The presence of E. coli in drinking water reflects in most cases the existence of risk of the presence of enteric pathogenic micro-organisms (Quebec, 2004). WHO (2000) Standard recommends 0 CFU/mL of faecal coliforms in drinking water. However, the bacteriological analysis of sachet water showed a strong contamination by the faecal coliforms (70%) and a complete absence of contamination of sachet water by E. coli. The presence of these coliforms in the water revealed either an ineffective treatment or a contamination after treatment due to lack of hygienic care. Similar results were obtained by Navou (2000), Diop (1995), and Degbey (2009) when studying the quality of drinkable water in Bobo-Dioulasso City (Burkina Fasso), Khombole City (Senegal), and Godomey City (Benin) respectively. According to Obiri-Danso et al. (2003), the standard of hygiene in the various stages in the production of the factory plastic-bagged sachet water is similar to that of bottled water. It was difficult to independently verify this claim with regard to the factory-filled sachet water brands. But these results did not allow us to thoroughly confirm the complete absence of contamination of sachet water by E. coli.
 
According to Vaurette and Le Duc (2014), the lifespan of E. coli in natural waters and sediments can vary from few hours to several days, depending on environmental conditions. However, given the fact that the manufacturing date of this sachet water was not known, it became difficult to estimate the duration of storage. Depending on the types of process, the industrial-type sachets as well as the artisanal ones were unfit for consumption because of the presence of germs which showed faecal contamination that resulted in poor bacteriological quality. During sales, sachet water brands are kept in buckets and coolers and exposed to temperature and sunlight. Storage conditions and the environment are also important factors of contamination. Several authors have demonstrated that temperature and x-rays can promote the migration of plastic elements to food, and also promote microbial growth in food (Limm and Hollifield, 1996; Etienne and David, 2002; Tehrany and Desobry, 2004). Residual odours of storage place and the trace element of outer wall of sachet (plastic) can also pass through the container and deteriorate the food, both organoleptically and toxicologically (Cristina, 2011).


 CONCLUSION

This study aimed to take an inventory of all the water sachet brands sold in Yaounde City and to assess their potability. The results obtained highlighted that contaminations were essentially of faecal origins: 75% of the samples contained intestinal enterococci. Majority of them were not fit for human consumption. However, further work is needed to complete the microbial and physic-chemical contaminations. These sachet water brands do not only meet a vital need, but are a source of income for vendors. Their ban without adequate replacement measures is not feasible.

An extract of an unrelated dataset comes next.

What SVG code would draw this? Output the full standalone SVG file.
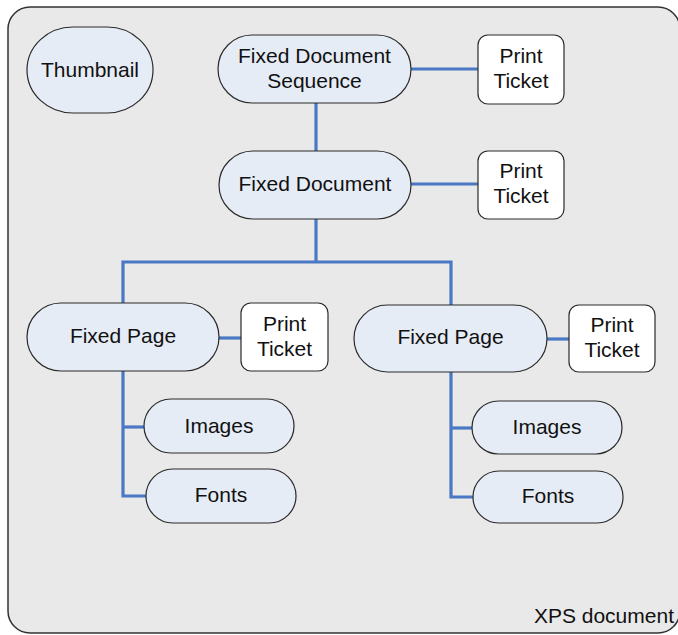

To protect consumers’ health by reducing health risks, a number of recommendations can be made: The sensitization of consumers about the health risks they incur, the education of sellers and the monitoring of their activity by the municipal hygiene services.


 CONFLICT OF INTERESTS

All authors declare that there are no conflicts of interest.


 ACKNOWLEDGEMENTS

All the staff of the Laboratory of Food Technology of the Institute of Agricultural Research for Development (IRAD) is duly acknowledged.